Why PDAF Matters for Mobile Photographers
Speed is the obvious advantage, but it’s not the only one. Full-sensor PDAF enables real-time subject tracking — the phone can continuously update focus as a subject moves across the frame. This is what makes modern burst mode and action photography viable on phones. Without PDAF, continuous autofocus during video would be a stuttering mess.
PDAF also performs dramatically better in low light than contrast detection. When there’s barely enough light to see, CDAF can’t find edges to analyze.

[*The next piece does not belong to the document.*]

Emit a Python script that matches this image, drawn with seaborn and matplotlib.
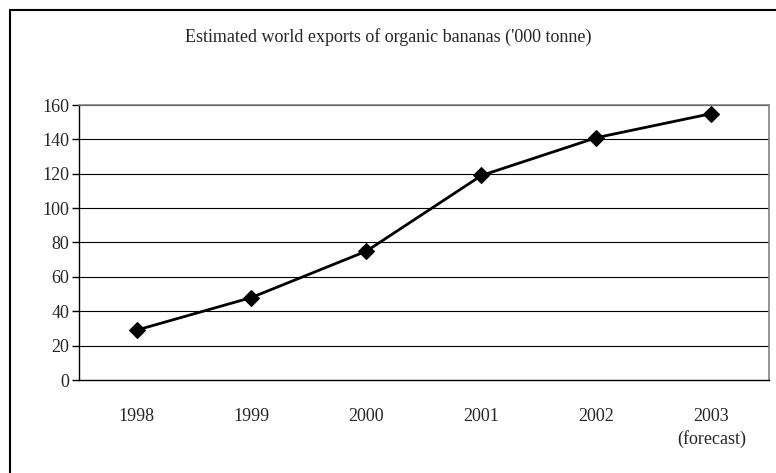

PDAF still gets a phase reading as long as some light reaches the sensor — which is why flagship phones can focus in near-darkness while cheaper phones with CDAF-only give up or hunt endlessly.
For action cameras like GoPro, on-sensor PDAF is what enables reliable autofocus during high-motion activities where the camera is mounted and can’t be manually adjusted. Drone cameras similarly depend on PDAF for maintaining focus during flight when subjects change distance rapidly.
PDAF’s Role in Computational Photography
Dual-pixel data has become an input for computational photography far beyond basic focus. The slight perspective difference between the two halves of each pixel creates a miniature stereo pair — essentially, your sensor sees depth. Google was among the first to exploit this for single-camera portrait mode depth maps on the Pixel 2 and 3.
Modern phones use PDAF depth data for bokeh rendering, subject segmentation, and even low-light noise reduction (knowing what’s at the same depth helps denoise more intelligently). It’s also used to improve HDR stacking by understanding scene depth and adjusting alignment accordingly.
PDAF went from being an autofocus feature to being a fundamental sensing layer. When someone asks what separates a flagship phone camera from a budget one, on-sensor phase detection coverage is one of the biggest technical answers — it affects focus speed, tracking accuracy, portrait mode quality, video stability, and low-light performance all at once. It’s the unglamorous hardware feature that makes most of the glamorous software features possible.